My dog, Olive, takes care of the squirrel situation in our backyard. She even caught a few that were foolish enough not to run when I let her loose out the back door. Now, the raccoon problem is a totally different story. Olive is afraid of them, as they have been known to take up residence on my back porch and hiss at her when she has lunged at them. Talk about having nads. I'd like to take a bb gun to those little MFs...
"Gun coming out of the second story window" sounds like an assassination attempt of the squirrel. Oh well, whatever it takes, I guess.
Thanks for reminding me how I am going to be warring against the squirrels myself this summer. Especially since I will have enough crop to feed the neighborhood through winter. I exaggerate a bit. Although I have planted pumpkin, squash, peppers, cucumber AND tomatoes. So, we'll see.
OK, ANONYMOUS, I've narrowed you down to either MOM or B. Either way, equating me with that lunatic is cruel. And if it is you, mom, I came by my hatred of squirrels genetically (perhaps we could replay a couple of Pop's favorite squirrel stories???)

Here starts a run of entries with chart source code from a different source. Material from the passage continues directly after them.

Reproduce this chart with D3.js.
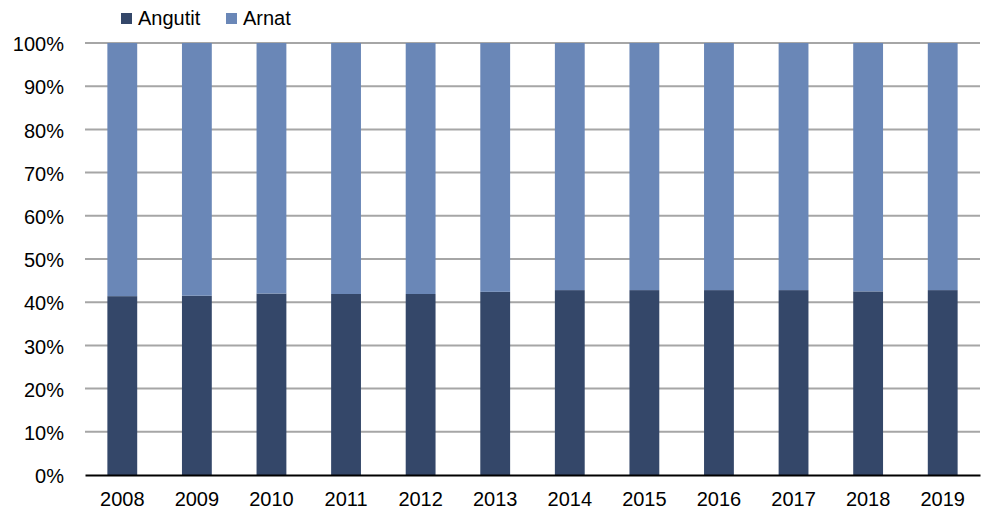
<!DOCTYPE html>
<html>
<head>
<meta charset="utf-8">
<script src="https://cdn.jsdelivr.net/npm/d3@7"></script>
<style>
  body { margin: 0; background: #fff; }
  text { font-family: "Liberation Sans", Arial, sans-serif; fill: #000; }
</style>
</head>
<body>
<div id="chart"></div>
<script>
var years = ["2008", "2009", "2010", "2011", "2012", "2013", "2014", "2015", "2016", "2017", "2018", "2019"];
var angutit = [41.4, 41.5, 42.0, 41.9, 41.9, 42.4, 42.8, 42.8, 42.8, 42.8, 42.5, 42.8];
var arnat = [58.6, 58.5, 58.0, 58.1, 58.1, 57.6, 57.2, 57.2, 57.2, 57.2, 57.5, 57.2];
var seriesNames = ["Angutit", "Arnat"];
var seriesColors = ["#344769", "#6a87b7"];
var yTicks = [0, 10, 20, 30, 40, 50, 60, 70, 80, 90, 100];

var svgWidth = 984;
var svgHeight = 513;

var margin = {
  top: 43,
  right: 4,
  bottom: 38,
  left: 85
};

var width = svgWidth - margin.left - margin.right;
var height = svgHeight - margin.top - margin.bottom;

var svg = d3.select("#chart")
  .append("svg")
  .attr("width", svgWidth)
  .attr("height", svgHeight);

var chartGroup = svg.append("g")
  .attr("transform", `translate(${margin.left}, ${margin.top})`);

// build rows for the stack
var rows = years.map(function(y, i) {
  return { year: y, Angutit: angutit[i], Arnat: arnat[i] };
});
var stacked = d3.stack().keys(seriesNames)(rows);

var xBandScale = d3.scaleBand()
  .domain(years)
  .range([0, width])
  .paddingInner(0.6)
  .paddingOuter(0.3);

var yLinearScale = d3.scaleLinear()
  .domain([0, 100])
  .range([height, 0]);

// gridlines
chartGroup.append("g")
  .selectAll("line")
  .data(yTicks.slice(1))
  .enter()
  .append("line")
  .attr("x1", 0)
  .attr("x2", width)
  .attr("y1", d => yLinearScale(d))
  .attr("y2", d => yLinearScale(d))
  .attr("stroke", "#a6a6a6")
  .attr("stroke-width", 2);

// bars
chartGroup.append("g")
  .selectAll("g")
  .data(stacked)
  .enter()
  .append("g")
  .attr("fill", (d, i) => seriesColors[i])
  .selectAll("rect")
  .data(d => d)
  .enter()
  .append("rect")
  .attr("x", d => xBandScale(d.data.year))
  .attr("y", d => yLinearScale(d[1]))
  .attr("width", xBandScale.bandwidth())
  .attr("height", d => yLinearScale(d[0]) - yLinearScale(d[1]));

// y axis labels
var leftAxis = d3.axisLeft(yLinearScale)
  .tickValues(yTicks)
  .tickFormat(d => d + "%")
  .tickSize(0)
  .tickPadding(21);

var yAxisG = chartGroup.append("g").call(leftAxis);
yAxisG.select(".domain").remove();
yAxisG.selectAll("text")
  .attr("font-size", "20px")
  .attr("font-family", "Liberation Sans, Arial, sans-serif")
  .attr("fill", "#000")
  .attr("dy", "0.38em");

// x axis
var bottomAxis = d3.axisBottom(xBandScale)
  .tickSize(0)
  .tickPadding(17);

var xAxisG = chartGroup.append("g")
  .attr("transform", `translate(0, ${height})`)
  .call(bottomAxis);
xAxisG.select(".domain")
  .attr("stroke", "#000")
  .attr("stroke-width", 2);
xAxisG.selectAll("text")
  .attr("font-size", "20px")
  .attr("font-family", "Liberation Sans, Arial, sans-serif")
  .attr("fill", "#000");

// legend
var legendX = [121, 226];
var legend = svg.append("g")
  .selectAll("g")
  .data(seriesNames)
  .enter()
  .append("g")
  .attr("transform", (d, i) => `translate(${legendX[i]}, 13)`);

legend.append("rect")
  .attr("width", 11)
  .attr("height", 11)
  .attr("fill", (d, i) => seriesColors[i]);

legend.append("text")
  .attr("x", 17)
  .attr("y", 12)
  .attr("font-size", "20px")
  .text(d => d);
</script>
</body>
</html>
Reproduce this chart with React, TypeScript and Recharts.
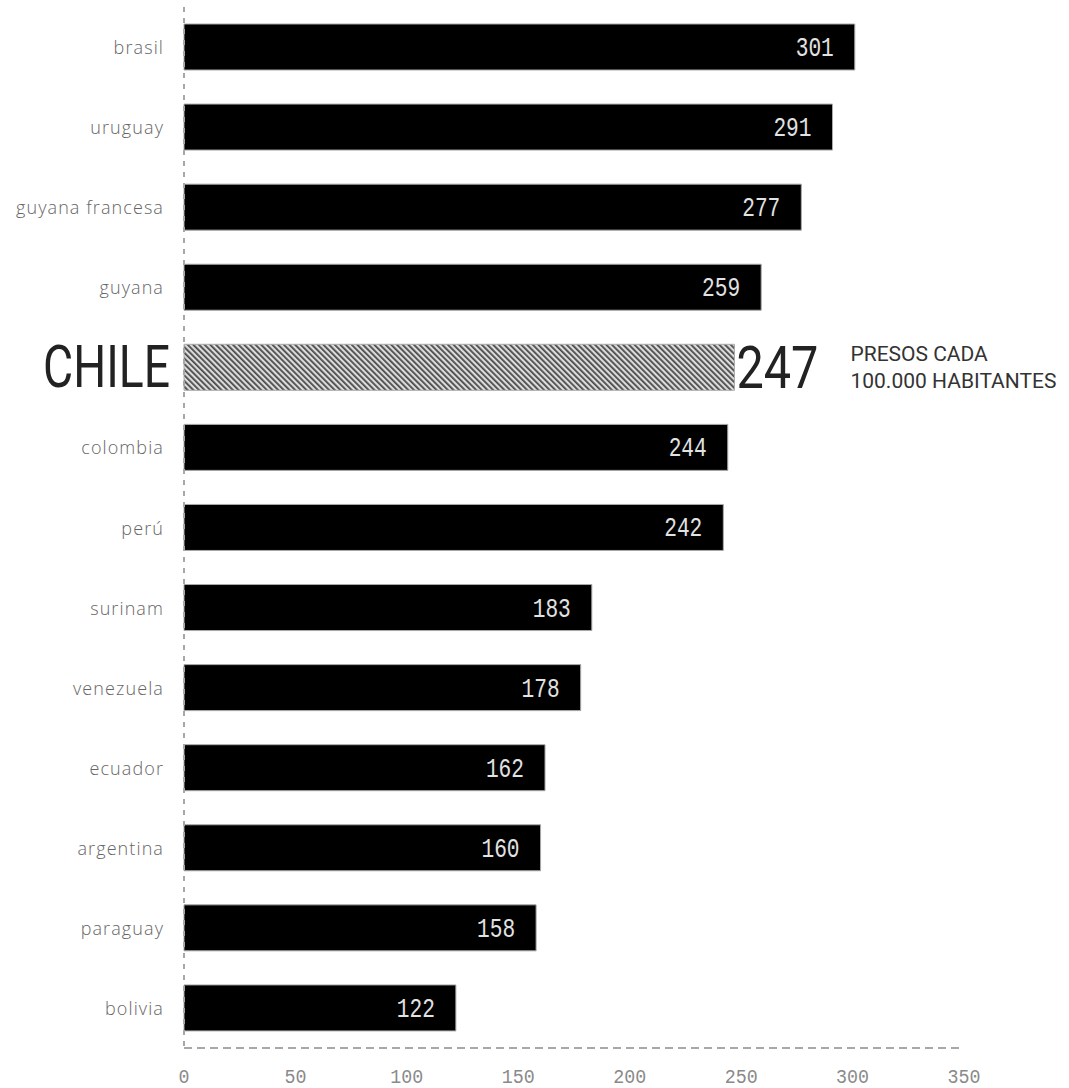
import React from "react";
import { Bar, BarChart, Cell, LabelList, XAxis, YAxis } from "recharts";

const countries = [
  "brasil",
  "uruguay",
  "guyana francesa",
  "guyana",
  "CHILE",
  "colombia",
  "perú",
  "surinam",
  "venezuela",
  "ecuador",
  "argentina",
  "paraguay",
  "bolivia",
];
const prisoners = [301, 291, 277, 259, 247, 244, 242, 183, 178, 162, 160, 158, 122];
const xTicks = [0, 50, 100, 150, 200, 250, 300, 350];
const highlight = "CHILE";
const unitLines = ["PRESOS CADA", "100.000 HABITANTES"];

const data = countries.map((name, i) => ({ name, value: prisoners[i] }));

const mono = "'Liberation Mono', 'DejaVu Sans Mono', monospace";

function CountryTick(props: any) {
  const { x, y, payload } = props;
  if (payload.value === highlight) {
    return (
      <text
        x={x + 7}
        y={y + 20}
        textAnchor="end"
        fontFamily="Roboto"
        fontSize={59}
        fill="#222"
        textLength={127}
        lengthAdjust="spacingAndGlyphs"
      >
        {payload.value}
      </text>
    );
  }
  return (
    <text
      x={x + 1}
      y={y}
      textAnchor="end"
      dominantBaseline="central"
      fontFamily="'Open Sans'"
      fontWeight={300}
      fontSize={18}
      letterSpacing={1.1}
      fill="#666"
    >
      {payload.value}
    </text>
  );
}

function NumberTick(props: any) {
  const { x, y, payload } = props;
  const s = String(payload.value);
  return (
    <text
      x={x}
      y={y + 13}
      textAnchor="middle"
      fontFamily={mono}
      fontSize={20}
      fill="#8a8a8a"
      textLength={s.length * 11}
      lengthAdjust="spacingAndGlyphs"
    >
      {s}
    </text>
  );
}

function ValueLabel(props: any) {
  const { x, y, width, height, value, index } = props;
  const cy = y + height / 2;
  const s = String(value);
  if (countries[index] === highlight) {
    return (
      <g>
        <text
          x={x + width + 2}
          y={cy + 21}
          fontFamily="Roboto"
          fontSize={60}
          fill="#222"
          textLength={82}
          lengthAdjust="spacingAndGlyphs"
        >
          {s}
        </text>
        <text x={x + width + 116} y={cy - 13} dominantBaseline="central" fontFamily="Roboto" fontSize={21} fill="#333">
          {unitLines[0]}
        </text>
        <text x={x + width + 116} y={cy + 14} dominantBaseline="central" fontFamily="Roboto" fontSize={21} fill="#333">
          {unitLines[1]}
        </text>
      </g>
    );
  }
  return (
    <text
      x={x + width - 21}
      y={cy + 9}
      textAnchor="end"
      fontFamily={mono}
      fontSize={27}
      fill="#e2e2e2"
      textLength={s.length * 12.7}
      lengthAdjust="spacingAndGlyphs"
    >
      {s}
    </text>
  );
}

export default function App() {
  return (
    <div style={{ position: "absolute", left: 0, top: 0 }}>
      <BarChart
        width={1069}
        height={1088}
        data={data}
        layout="vertical"
        margin={{ top: 7, right: 105, bottom: 0, left: 0 }}
      >
        <defs>
          <pattern id="hatch" width="4" height="4" patternUnits="userSpaceOnUse" patternTransform="rotate(-45)">
            <rect width="4" height="4" fill="#dcdcdc" />
            <rect width="1.8" height="4" fill="#4a4a4a" />
          </pattern>
        </defs>
        <XAxis
          type="number"
          domain={[0, 350]}
          ticks={xTicks}
          height={40}
          tickLine={false}
          tickMargin={16}
          axisLine={{ stroke: "#a8a8a8", strokeWidth: 2, strokeDasharray: "8 5" }}
          tick={<NumberTick />}
        />
        <YAxis
          type="category"
          dataKey="name"
          width={184}
          tickLine={false}
          tickMargin={15}
          axisLine={{ stroke: "#a8a8a8", strokeWidth: 2, strokeDasharray: "5 6" }}
          tick={<CountryTick />}
          interval={0}
        />
        <Bar dataKey="value" barSize={46} stroke="#aaa" strokeWidth={1} isAnimationActive={false}>
          {data.map((d) => (
            <Cell key={d.name} fill={d.name === highlight ? "url(#hatch)" : "#000"} />
          ))}
          <LabelList dataKey="value" content={<ValueLabel />} />
        </Bar>
      </BarChart>
    </div>
  );
}
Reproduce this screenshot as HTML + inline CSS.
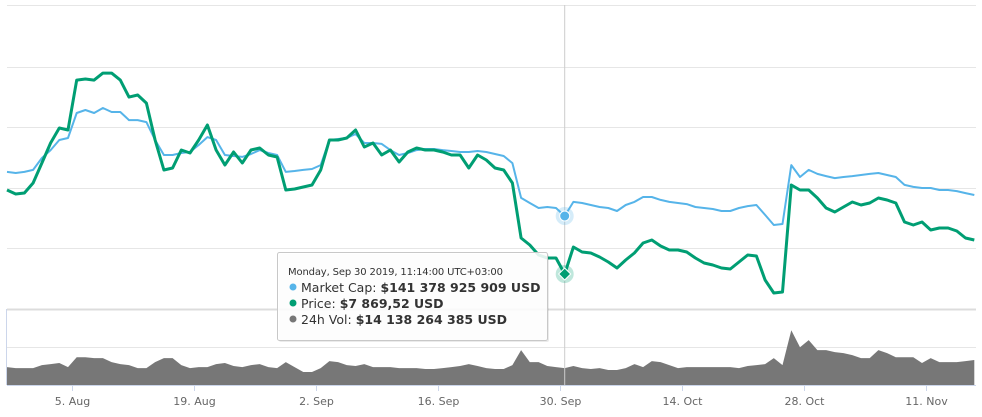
<!DOCTYPE html>
<html><head><meta charset="utf-8"><style>
html,body{margin:0;padding:0;background:#fff;}
svg{display:block;font-family:"DejaVu Sans","Liberation Sans",sans-serif;}
</style></head><body>
<svg id="chart" width="982" height="417" viewBox="0 0 982 417">
<g id="grid"></g>
<g id="series"></g>
<g id="axis"></g>
<g id="overlay"></g>
<g>
  <rect x="277.5" y="252.5" width="270" height="88" rx="2" fill="rgba(0,0,0,0.08)" transform="translate(1.5,1.5)"></rect>
  <rect x="277.5" y="252.5" width="270" height="88" rx="2" fill="rgba(255,255,255,0.88)" stroke="#c8c8c8" stroke-width="1"></rect>
  <text x="288" y="275" font-size="10" fill="#333" textLength="215">Monday, Sep 30 2019, 11:14:00 UTC+03:00</text>
  <circle cx="293" cy="287" r="3.5" fill="#56b4e9"></circle>
  <text x="301" y="292" font-size="12.5" fill="#333">Market Cap: <tspan font-weight="bold">$141 378 925 909 USD</tspan></text>
  <circle cx="293" cy="303" r="3.5" fill="#009e73"></circle>
  <text x="301" y="308" font-size="12.5" fill="#333">Price: <tspan font-weight="bold">$7 869,52 USD</tspan></text>
  <circle cx="293" cy="319" r="3.5" fill="#777"></circle>
  <text x="301" y="324" font-size="12.5" fill="#333">24h Vol: <tspan font-weight="bold">$14 138 264 385 USD</tspan></text>
</g>
</svg>
<script>
// daily samples starting Jul 28 2019 12:00
const price = [9491,9414,9433,9626,10012,10398,10688,10649,11614,11634,11614,11749,11749,11614,11286,11325,11170,10456,9877,9916,10263,10205,10456,10746,10263,9974,10225,10012,10263,10302,10167,10128,9491,9511,9549,9588,9877,10456,10456,10495,10649,10321,10398,10167,10263,10032,10225,10302,10263,10263,10225,10167,10167,9916,10167,10070,9916,9877,9626,8565,8430,8237,8179,8179,7870,8391,8295,8275,8198,8102,7986,8140,8275,8468,8526,8410,8333,8333,8295,8179,8082,8044,7986,7967,8102,8237,8217,7754,7503,7523,9588,9491,9491,9337,9144,9067,9163,9260,9202,9240,9337,9298,9240,8874,8816,8874,8719,8758,8758,8700,8565,8526];
const marketCap = [170.2,169.5,170.2,171.5,179.3,184.5,191.1,192.4,208.7,210.7,208.7,212.0,209.4,209.4,204.1,204.1,202.8,191.1,181.3,181.3,182.6,183.2,187.8,193.0,191.1,181.3,180.6,180.0,181.9,184.5,182.6,181.3,170.2,170.8,171.5,172.1,174.7,191.1,191.7,192.4,195.0,189.1,189.1,188.5,184.5,181.3,182.6,184.5,185.2,185.2,184.5,183.9,183.2,183.2,183.9,183.2,181.9,180.6,176.0,153.2,149.9,146.6,147.3,146.6,141.4,150.6,149.9,148.6,147.3,146.6,144.7,148.6,150.6,153.8,153.8,151.9,150.6,149.9,149.2,147.3,146.6,146.0,144.7,144.7,146.6,147.9,148.6,142.1,135.5,136.2,174.7,166.9,171.5,168.9,167.5,166.2,166.9,167.5,168.2,168.9,169.5,168.2,166.9,161.7,160.4,159.7,159.7,158.4,158.4,157.7,156.4,155.1];
const volume = [14.9,14.1,14.1,14.1,16.6,17.4,18.3,14.9,23.2,23.2,22.4,22.4,19.1,17.4,16.6,14.1,14.1,19.1,22.4,22.4,16.6,14.1,14.9,14.9,17.4,18.3,15.8,14.9,16.6,17.4,14.9,14.1,19.1,14.9,10.8,10.8,14.1,19.9,19.1,16.6,15.8,17.4,14.9,14.9,14.9,14.1,14.1,14.1,13.3,13.3,14.1,14.9,15.8,17.4,15.8,14.1,13.3,13.3,16.6,29.1,19.1,19.1,15.8,14.9,14.1,15.8,14.1,13.3,14.1,12.5,12.5,14.1,17.4,14.9,19.9,19.1,16.6,14.1,14.9,14.9,14.9,14.9,14.9,14.9,14.1,15.8,16.6,17.4,22.4,16.6,45.7,31.5,37.4,29.1,29.1,27.4,26.6,24.9,22.4,22.4,29.1,26.6,23.2,23.2,23.2,18.3,22.4,19.1,19.1,19.1,19.9,20.8];
const tickLabels = ["5. Aug","19. Aug","2. Sep","16. Sep","30. Sep","14. Oct","28. Oct","11. Nov"];
const tickDays = [7.5,21.5,35.5,49.5,63.5,77.5,91.5,105.5];
const hoverIndex = 64;

const NS = "http://www.w3.org/2000/svg";
const xScale = d => 7 + d * 8.714;
const yPrice = p => 274 - (p - 7870) * 0.0518;
const yCap = m => 216 - (m - 141.4) * 1.53;
const yVol = v => 385 - v * 1.2;
function mk(tag, attrs, parent){const e=document.createElementNS(NS,tag);for(const k in attrs)e.setAttribute(k,attrs[k]);parent.appendChild(e);return e;}

const grid=document.getElementById('grid');
[5,67,127,188,248].forEach(y=>{
  const l=mk('line',{x1:7,x2:976,y1:y+0.5,y2:y+0.5,stroke:'#e6e6e6','stroke-width':1},grid);
  
  
});
const div=mk('line',{x1:7,x2:976,y1:309.5,y2:309.5,stroke:'#dcdcdc','stroke-width':2},grid);


const vg=mk('line',{x1:7,x2:976,y1:347.5,y2:347.5,stroke:'#e6e6e6','stroke-width':1},grid);


const vl=mk('line',{x1:6.5,x2:6.5,y1:309,y2:385,stroke:'#ccd6eb','stroke-width':1},grid);



const series=document.getElementById('series');
let vd='M'+xScale(0)+',385';
volume.forEach((v,i)=>{vd+=' L'+xScale(i).toFixed(1)+','+yVol(v).toFixed(1);});
vd+=' L'+xScale(volume.length-1).toFixed(1)+',385 Z';
const va=mk('path',{d:vd,fill:'#777'},series);


let cd='';
marketCap.forEach((m,i)=>{cd+=(i?' L':'M')+xScale(i).toFixed(1)+','+yCap(m).toFixed(1);});
const cl=mk('path',{d:cd,fill:'none',stroke:'#56b4e9','stroke-width':2,'stroke-linejoin':'round'},series);


let pd='';
price.forEach((p,i)=>{pd+=(i?' L':'M')+xScale(i).toFixed(1)+','+yPrice(p).toFixed(1);});
const pl=mk('path',{d:pd,fill:'none',stroke:'#009e73','stroke-width':3,'stroke-linejoin':'round'},series);



const axis=document.getElementById('axis');
const al=mk('line',{x1:7,x2:976,y1:385.5,y2:385.5,stroke:'#ccd6eb','stroke-width':1},axis);


tickDays.forEach((d,i)=>{
  const x=Math.round(xScale(d))+0.5;
  const t=mk('line',{x1:x,x2:x,y1:385,y2:391,stroke:'#ccd6eb','stroke-width':1},axis);
  
  
  const lb=mk('text',{x:x,y:405,'text-anchor':'middle','font-size':11,fill:'#666'},axis);
  lb.textContent=tickLabels[i];
  
  
});

const ov=document.getElementById('overlay');
const hx=xScale(hoverIndex);
const ch=mk('line',{x1:hx,x2:hx,y1:5,y2:385,stroke:'#cccccc','stroke-width':1},ov);


const cy=yCap(marketCap[hoverIndex]);
mk('circle',{cx:hx,cy:cy,r:9,fill:'rgba(86,180,233,0.25)'},ov);
const cm=mk('circle',{cx:hx,cy:cy,r:5,fill:'#56b4e9',stroke:'#fff','stroke-width':1},ov);


const py=yPrice(price[hoverIndex]);
mk('circle',{cx:hx,cy:py,r:9,fill:'rgba(0,158,115,0.25)'},ov);
const pm=mk('path',{d:`M${hx},${py-6} L${hx+6},${py} L${hx},${py+6} L${hx-6},${py} Z`,fill:'#009e73',stroke:'#fff','stroke-width':1},ov);


</script>
</body></html>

Robin, I wish my dog could find his ass let alone see a squirrel. Not many people can say that they have a bird hunting dog that has had birds practically sitting on his head and he still couldn't see them.
Marelle, feel free to shelp all that produce down my way.
Hey, don't knock on Rosie. Her blog is on my favorites list a few down from this blog.::)) haha
I still have the same old BB rifle that I had as a kid. It is really small for me now, but I can rain down hellfire on various intruders with it almost as accurately as I could when I was little and in practice. I don't have tomato plants or a squirrel problem, but I do have a tomcat problem. They sure do run fast when you pop a BB up their ass from across the yard. No fence is too high to leap in a single bound after that.
Steve--but do the cats stay away? I'm thinking about upgrading to a 22 this year. Assuming I don't get arrested for discharging a firearm within city limits.